Four primary factors contribute to this problem:

1. Aging Components

   • Degraded heaters, refrigeration systems, or humidity control circuits lose precision over time.

2. Sensor Failures

   • Faulty or miscalibrated temperature/humidity sensors provide inaccurate feedback, disrupting control loops.

3. Environmental Interference

   • External factors (poor airflow, ambient temperature swings, radiant heat sources) overwhelm the chamber’s capacity.

4. Operator Errors

   • Incorrect settings or non-standard procedures (e.g., rapid temperature ramping) strain the system.

Solutions to Restore Stability

1. Proactive Maintenance & Calibration

• Schedule quarterly inspections of refrigeration, heating, and humidification systems.
• Recalibrate sensors annually using NIST-traceable standards.

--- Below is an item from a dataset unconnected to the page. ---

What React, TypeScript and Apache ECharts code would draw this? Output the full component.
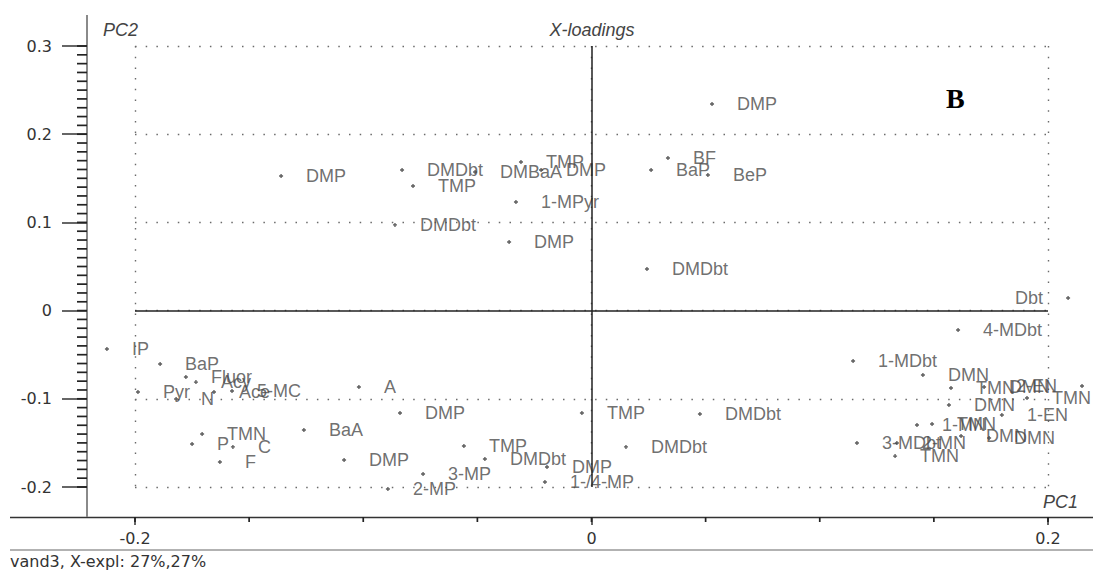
import React, { useEffect, useRef } from 'react';
import * as echarts from 'echarts';

// X-loadings: variable names, PC1 and PC2 values
const varNames = [
  // upper group
  'DMP', 'BF', 'BaP', 'BeP', 'TMP', 'DMBaA', 'DMP', 'DMDbt', 'DMP', 'TMP',
  '1-MPyr', 'DMDbt', 'DMP', 'DMDbt',
  // left group
  'IP', 'BaP', 'Fluor', 'Acy', 'Ace', 'Pyr', 'N', '5-MC', 'A', 'DMP',
  'BaA', 'TMN', 'P', 'C', 'F', 'DMP', '2-MP', '3-MP', 'TMP', 'DMDbt',
  'DMP', '1-/4-MP', 'TMP', 'DMDbt', 'DMDbt',
  // right group
  'Dbt', '4-MDbt', '1-MDbt', 'DMN', 'TMN', 'DMN', '2-EN', 'TMN', 'DMN', '1-EN',
  '1-MN', 'TMN', 'DMN', 'DMN', '3-MDbt', '2-MN', 'TMN',
];

const pc1 = [
  0.0528, 0.0335, 0.0261, 0.0510, -0.0309, -0.0510, -0.0221, -0.0830, -0.1360, -0.0782,
  -0.0331, -0.0861, -0.0361, 0.0243,
  -0.2123, -0.1890, -0.1777, -0.1733, -0.1654, -0.1987, -0.1820, -0.1575, -0.1019, -0.0839,
  -0.1260, -0.1706, -0.1750, -0.1571, -0.1628, -0.1084, -0.0892, -0.0738, -0.0559, -0.0467,
  -0.0195, -0.0204, -0.0042, 0.0475, 0.0151,
  0.2088, 0.1606, 0.1146, 0.1452, 0.1575, 0.1720, 0.2149, 0.1908, 0.1566, 0.1798,
  0.1426, 0.1492, 0.1619, 0.1742, 0.1163, 0.1338, 0.1330,
];

const pc2 = [
  0.2342, 0.1730, 0.1594, 0.1537, 0.1685, 0.1571, 0.1594, 0.1594, 0.1526, 0.1413,
  0.1231, 0.0971, 0.0778, 0.0472,
  -0.0435, -0.0605, -0.0753, -0.0810, -0.0923, -0.0923, -0.1002, -0.0912, -0.0866, -0.1161,
  -0.1354, -0.1399, -0.1512, -0.1546, -0.1717, -0.1694, -0.2023, -0.1853, -0.1535, -0.1683,
  -0.1773, -0.1943, -0.1161, -0.1172, -0.1546,
  0.0143, -0.0220, -0.0571, -0.0730, -0.0878, -0.0866, -0.0855, -0.0991, -0.1070, -0.1184,
  -0.1297, -0.1286, -0.1422, -0.1444, -0.1501, -0.1501, -0.1649,
];

const xRange = [-0.2, 0.2];
const xStep = 0.2;
const xMinorStep = 0.05;
const yRange = [-0.2, 0.3];
const yStep = 0.1;
const yMinorStep = 0.01;

const titleText = 'X-loadings';
const xName = 'PC1';
const yName = 'PC2';
const panelTag = 'B';
const footerText = 'vand3, X-expl: 27%,27%';

const LABEL_FONT = '"Liberation Sans", Arial, sans-serif';
const TICK_FONT = '"DejaVu Sans", sans-serif';

const X_AXIS_OFFSET = 30;
const Y_AXIS_OFFSET = 48;

function tickValues(range: number[], step: number): number[] {
  const out: number[] = [];
  const n = Math.round((range[1] - range[0]) / step);
  for (let i = 0; i <= n; i++) out.push(Math.round((range[0] + i * step) * 1000) / 1000);
  return out;
}

export default function App() {
  const ref = useRef<HTMLDivElement>(null);

  useEffect(() => {
    if (!ref.current) return;
    const chart = echarts.init(ref.current, undefined, { renderer: 'svg' });

    const data = varNames.map((n, i) => {
      const item: any = { name: n, value: [pc1[i], pc2[i]] };
      if (pc1[i] > xRange[1]) {
        item.label = { position: 'left' };
      }
      return item;
    });

    const dotted = { type: [1.5, 9.2] as any, color: '#6a6a6a', width: 1.4 };
    const fmt = (v: number) => String(Math.round(v * 10) / 10);

    const baseGraphic: any[] = [
      { type: 'line', shape: { x1: 10, y1: 517.5, x2: 1093, y2: 517.5 }, style: { stroke: '#333', lineWidth: 1.5 }, silent: true },
      { type: 'line', shape: { x1: 87, y1: 15, x2: 87, y2: 517 }, style: { stroke: '#8a8a8a', lineWidth: 2 }, silent: true },
      { type: 'line', shape: { x1: 10, y1: 550, x2: 1093, y2: 550 }, style: { stroke: '#999', lineWidth: 1.5 }, silent: true },
      {
        type: 'text', x: 103, y: 30,
        style: { text: yName, font: 'italic 18px "Liberation Sans", Arial, sans-serif', fill: '#444', textAlign: 'left', textVerticalAlign: 'middle' },
      },
      {
        type: 'text', x: 592, y: 30,
        style: { text: titleText, font: 'italic 18px "Liberation Sans", Arial, sans-serif', fill: '#444', textAlign: 'center', textVerticalAlign: 'middle' },
      },
      {
        type: 'text', x: 1043, y: 502,
        style: { text: xName, font: 'italic 18px "Liberation Sans", Arial, sans-serif', fill: '#444', textAlign: 'left', textVerticalAlign: 'middle' },
      },
      {
        type: 'text', x: 946, y: 98,
        style: { text: panelTag, font: 'bold 28px "Liberation Serif", "DejaVu Serif", serif', fill: '#000', textAlign: 'left', textVerticalAlign: 'middle' },
      },
      {
        type: 'text', x: 10, y: 561,
        style: { text: footerText, font: '16px "DejaVu Sans", sans-serif', fill: '#333', textAlign: 'left', textVerticalAlign: 'middle' },
      },
    ];

    chart.setOption({
      animation: false,
      backgroundColor: '#ffffff',
      textStyle: { fontFamily: LABEL_FONT },
      grid: {
        left: 135,
        right: 1093 - 1048,
        top: 46,
        bottom: 571 - 487,
        containLabel: false,
        outerBoundsMode: 'none',
      } as any,
      xAxis: {
        type: 'value',
        min: xRange[0],
        max: xRange[1],
        interval: xStep,
        position: 'bottom',
        offset: X_AXIS_OFFSET,
        axisLine: { show: false, onZero: false },
        axisTick: { show: true, length: 8, lineStyle: { color: '#333', width: 1.5 } },
        axisLabel: { margin: 13, fontSize: 16, fontFamily: TICK_FONT, color: '#333', formatter: fmt },
        splitLine: { show: true, lineStyle: dotted },
      },
      yAxis: {
        type: 'value',
        min: yRange[0],
        max: yRange[1],
        interval: yStep,
        position: 'left',
        offset: Y_AXIS_OFFSET,
        axisLine: { show: false, onZero: false },
        axisTick: { show: true, length: 25, lineStyle: { color: '#333', width: 1.5 } },
        axisLabel: { margin: 35, fontSize: 16, fontFamily: TICK_FONT, color: '#333', formatter: fmt },
        splitLine: { show: true, lineStyle: dotted },
      },
      series: [
        {
          type: 'scatter',
          clip: false,
          symbol: 'path://M1,0 L2,0 L2,1 L3,1 L3,2 L2,2 L2,3 L1,3 L1,2 L0,2 L0,1 L1,1 Z',
          symbolSize: 4,
          itemStyle: { color: '#333' },
          label: {
            show: true,
            position: 'right',
            distance: 23,
            formatter: '{b}',
            color: '#4a4a4a',
            fontSize: 18,
            fontFamily: LABEL_FONT,
          },
          emphasis: { disabled: true },
          data,
          markLine: {
            silent: true,
            symbol: 'none',
            animation: false,
            label: { show: false },
            lineStyle: { color: '#222', width: 1.5, type: 'solid' },
            data: [{ xAxis: 0 }, { yAxis: 0 }],
          },
        },
      ],
      graphic: baseGraphic,
    });

    // minor ticks, positioned through the chart's own axis scales
    const minorTicks: any[] = [];
    tickValues(yRange, yMinorStep).forEach((v) => {
      const p = chart.convertToPixel({ gridIndex: 0 }, [xRange[0], v]) as number[];
      if (!p) return;
      const x0 = p[0] - Y_AXIS_OFFSET;
      minorTicks.push({
        type: 'line',
        silent: true,
        z: 10,
        shape: { x1: x0 - 10, y1: p[1], x2: x0, y2: p[1] },
        style: { stroke: '#222', lineWidth: 1.7 },
      });
    });
    tickValues(xRange, xMinorStep).forEach((v) => {
      const p = chart.convertToPixel({ gridIndex: 0 }, [v, yRange[0]]) as number[];
      if (!p) return;
      const y0 = p[1] + X_AXIS_OFFSET;
      minorTicks.push({
        type: 'line',
        silent: true,
        z: 10,
        shape: { x1: p[0], y1: y0, x2: p[0], y2: y0 + 5 },
        style: { stroke: '#222', lineWidth: 1.7 },
      });
    });
    chart.setOption({ graphic: [...baseGraphic, ...minorTicks] });

    return () => {
      chart.dispose();
    };
  }, []);

  return (
    <div
      ref={ref}
      style={{ position: 'fixed', left: 0, top: 0, width: 1093, height: 571, background: '#fff' }}
    />
  );
}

2. Environmental Optimization

• Install chambers in climate-controlled rooms (avoid direct sunlight or drafts).
• Use real-time monitoring tools (e.g., data loggers) to correlate external conditions with chamber performance.

3. Staff Training

• Train operators on:
  • Proper ramp/soak programming to avoid thermal shock.
  • Pre-test checks (e.g., verifying water levels for humidity control).

4. Upgrade to Smart Systems

• Modern chambers with AI-driven controls auto-adjust parameters and alert users to deviations.
• Example: Units with redundant sensors and adaptive PID algorithms reduce fluctuations by up to 70%.

The "non-uniform temperature" challenge threatens both data integrity and operational efficiency. By addressing hardware wear, environmental factors, and human errors—backed by smart maintenance protocols—users can achieve ±0.5°C stability even in prolonged tests.